In the 1700’s, new advances in technology finally enabled glass manufacturers to mass produce bottles…but marketing methods and shopping habits had not yet caught up. A visit to a wine store meant bringing your own bottles (which were too expensive to throw away or provide to customers for free) to have refilled from the wine purveyor’s full barrels!

To combat the rampant dishonesty from both customers and shopkeepers in determining the capacity of the bottles, the English developed a standard bottle size of 750ml. The size was determined from the average capacity of a glass-blower’s lungs, and therefore was easy to reproduce with some level of accuracy.

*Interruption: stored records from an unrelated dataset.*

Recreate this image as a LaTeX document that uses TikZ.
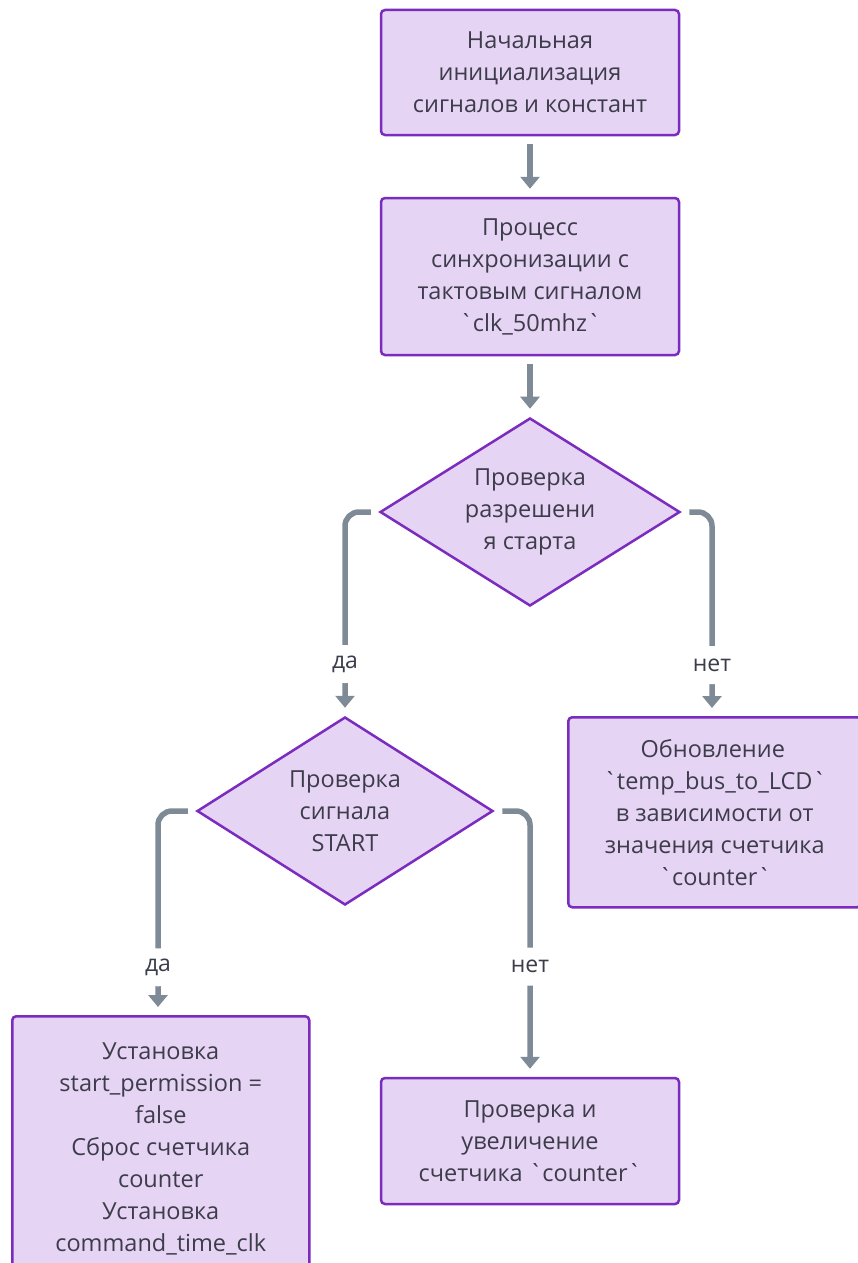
\documentclass[tikz,border=0pt]{standalone}
\usepackage{fontspec}
\newfontfamily\nf{Open Sans}
\usetikzlibrary{shapes.geometric,arrows.meta}
\definecolor{boxfill}{HTML}{E6D4F4}
\definecolor{boxdraw}{HTML}{7B2BBE}
\definecolor{txt}{HTML}{3C3C4A}
\definecolor{conncol}{HTML}{7E8B97}
\tikzset{
  proc/.style={draw=boxdraw, fill=boxfill, line width=2.5pt, rounded corners=4pt,
    align=center, text=txt, font=\nf\fontsize{23.5}{32}\selectfont, inner sep=0pt},
  decision/.style={diamond, draw=boxdraw, fill=boxfill, line width=2.5pt,
    align=center, text=txt, font=\nf\fontsize{23.5}{32}\selectfont, inner sep=0pt,
    minimum width=300pt, minimum height=188pt, aspect=1.6},
  conn/.style={draw=conncol, line width=5.5pt, rounded corners=14pt,
    -{Triangle[width=19pt,length=12pt]}, shorten <=8pt, shorten >=8pt},
  lbl/.style={fill=white, text=txt, font=\nf\fontsize{23}{26}\selectfont,
    inner xsep=2pt, minimum height=38pt}
}
\begin{document}
\begin{tikzpicture}[x=1pt,y=-1pt]
\useasboundingbox[fill=white] (0,0) rectangle (857,1263);

\node[proc, minimum width=298pt, minimum height=125pt] (n1) at (530,72.5)
  {Начальная\\инициализация\\сигналов и констант};
\node[proc, minimum width=298pt, minimum height=157pt] (n2) at (530,276.5)
  {Процесс\\синхронизации с\\тактовым сигналом\\`clk\_50mhz`};
\node[decision] (d1) at (530,512) {Проверка\\разрешени\\я старта};
\node[decision, minimum width=296pt] (d2) at (345,811) {Проверка\\сигнала\\START};
\node[proc, minimum width=293pt, minimum height=190pt, anchor=north west] (n3) at (567,716)
  {\hspace*{-4pt}Обновление\\`temp\_bus\_to\_LCD`\\в зависимости от\\значения счетчика\\`counter`};
\node[proc, minimum width=297pt, minimum height=265pt, anchor=north west] (n4) at (11,1015)
  {Установка\\start\_permission =\\false\\Сброс счетчика\\counter\\Установка\\command\_time\_clk};
\node[proc, minimum width=298pt, minimum height=126pt] (n5) at (530,1141)
  {Проверка и\\увеличение\\счетчика `counter`};

\draw[conn] (n1) -- (n2);
\draw[conn] (n2) -- (d1);
\draw[conn] (d1.west) -| node[lbl, pos=0.873] {да} (d2.north);
\draw[conn] (d1.east) -| node[lbl, pos=0.875] {нет} (n3.north -| 712,0);
\draw[conn] (d2.west) -| node[lbl, pos=0.883] {да} (n4.north -| 158,0);
\draw[conn] (d2.east) -| node[lbl, pos=0.793] {нет} (n5.north);
\end{tikzpicture}
\end{document}
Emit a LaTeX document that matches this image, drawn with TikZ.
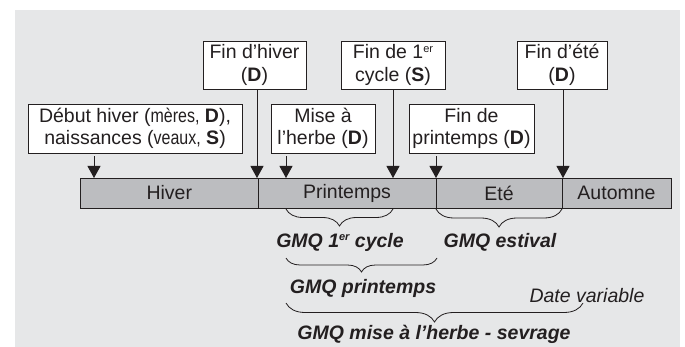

With a few years of progress, other bottle sizes were developed. Today, Champagne is regularly bottled in up to 15 different sizes, with corresponding names:

Quarter bottle – 187ml
Half bottle – 375ml
Bottle– 750ml (25.4 fluid ozs, 4-5 glasses)
Magnum – 1.5 liters
Jeroboam – 3 liters (Champagne) or 4.5 liters (Still wine)
Rehoboam – 4.5 liters (Champagne only)
Methuselah – 6 liters
Salmanazar – 9 liters (equal to a case of 12 bottles)
Balthazar – 12 liters
Nebuchadnezzar – 15 litres (20 bottles!)

(The three largest sizes are rarely made today, as the bottles alone cost several hundreds of dollars and are very difficult to lift or pour)

Large bottles are hard to find on store shelves, but are regularly available by special order.  Plan ahead for your next large event, and order a large bottle to add to the atmosphere of your festivity!